Il y a dans le cinéma de Jafar Panahi une obstination qui force l’admiration : celle d’un homme qui filme parce qu’il ne peut pas faire autrement. Après des années d’interdiction, de prison et d’exil intérieur, Un simple accident marque un retour au monde extérieur – sans jamais quitter l’intime. Le film commence par un hasard, mais tout y semble inévitable : un homme reconnaît dans la rue celui qu’il croit être son ancien tortionnaire. Le doute s’installe, et avec lui, la tragédie silencieuse d’un pays en proie à ses contradictions.
Un film hanté par la prison et la mémoire
Panahi le dit lui-même : ce film, il le doit à ceux qu’il a laissés derrière les murs. L’idée – qu’un ancien prisonnier retrouve son bourreau – est simple. Mais sous cette trame minimaliste se déploie une réflexion sur la mémoire, la culpabilité et la justice impossible. Le protagoniste, Vahid, ouvrier ordinaire, ne cherche pas la vengeance par goût de violence, mais parce qu’il ne sait plus comment vivre ce qu’il a subi.
Le réalisateur filme ces visages du peuple, traversés par la peur et la colère. Les regards se soutiennent, s’évitent, se dérobent, dans des cadres qui enferment plus qu’ils ne libèrent. Chaque plan semble chargé de la tension d’un pays qui retient son souffle.
Le régime, les gardiens et les fractures de l’opposition
Ce qui impressionne le plus, c’est la lucidité politique du film. Panahi ose une critique rare : celle d’un régime qui, à travers le corps des Gardiens de la Révolution, a fait du contrôle une seconde nature. Mais il ne s’arrête pas là. Le cinéaste regarde aussi l’opposition, éclatée, divisée, incapable de parler d’une seule voix. Dans les dialogues entre Vahid, Shiva et Hamid – anciens détenus aux parcours divergents – s’exprime une vérité douloureuse : vouloir la liberté ne suffit pas quand chacun la rêve différemment.
Panahi ne choisit pas de camp, il observe. Son film montre une société où la résistance est multiple, parfois contradictoire, mais toujours profondément humaine. On y voit des figures brisées, d’autres debout, toutes traversées par un même vertige : comment reconstruire quelque chose quand tout a été détruit ?

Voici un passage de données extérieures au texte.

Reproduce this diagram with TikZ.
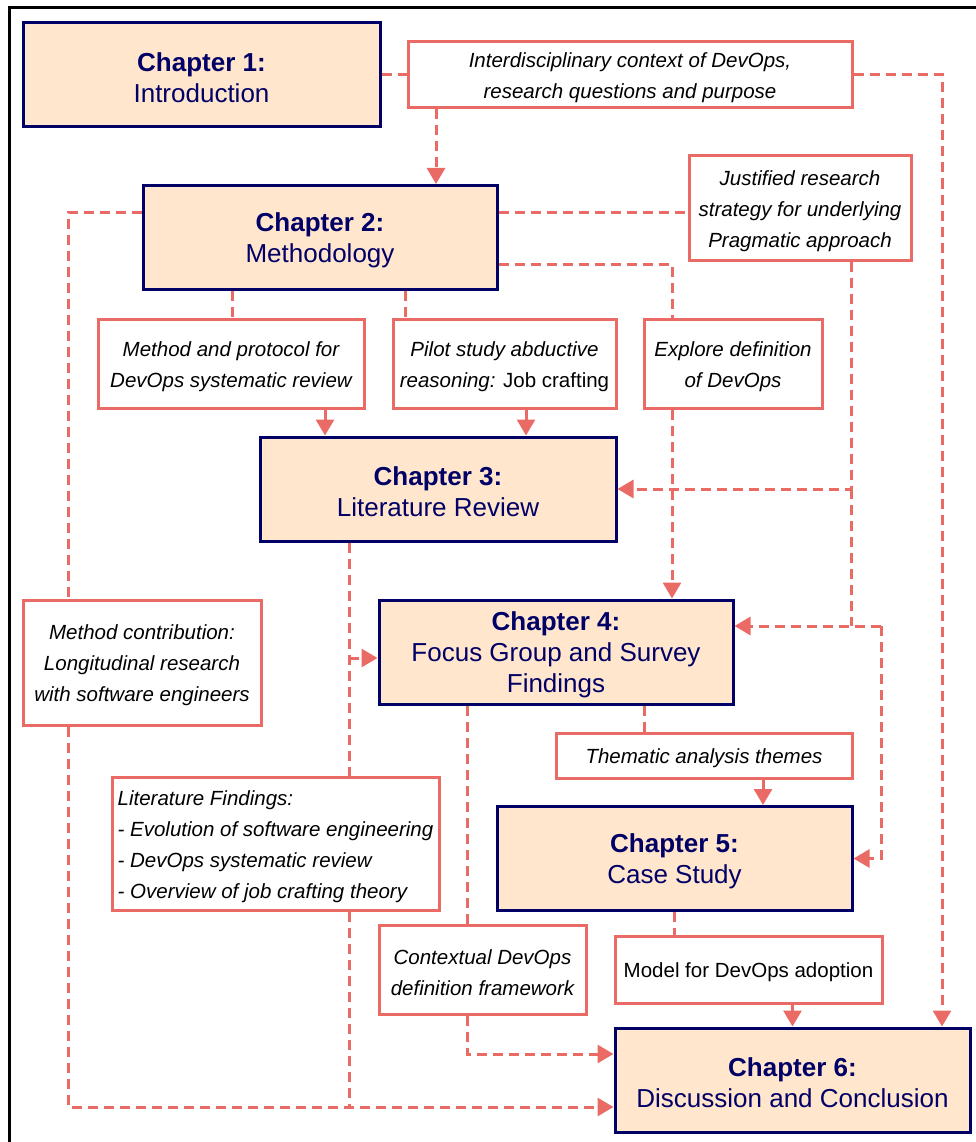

Une mise en scène de la tension et du doute
La mise en scène, plus nerveuse et expressive que dans ses précédents films, épouse l’état des personnages. Les cadres s’ouvrent et se resserrent, les plans s’allongent à mesure que la confrontation devient inévitable. Panahi n’utilise jamais la violence comme spectacle : il la suggère, la devine, la laisse vibrer dans les silences.
La photographie d’Amin Jafari capte une lumière terne, presque poussiéreuse, comme si tout l’Iran respirait dans un entre-deux – ni la nuit totale, ni le jour espéré. Les visages filmés de près disent plus que les discours : la fatigue d’un peuple, mais aussi son courage obstiné.
Une humanité qui résiste
Malgré la noirceur du propos, Un simple accident ne se résume pas à un réquisitoire. C’est un film profondément humain, où la rédemption passe par la reconnaissance de l’autre, même de l’ennemi. Quand Vahid et Eghbal partagent enfin le même cadre, Panahi touche à quelque chose d’universel : la possibilité, infime mais réelle, de briser le cycle de la haine.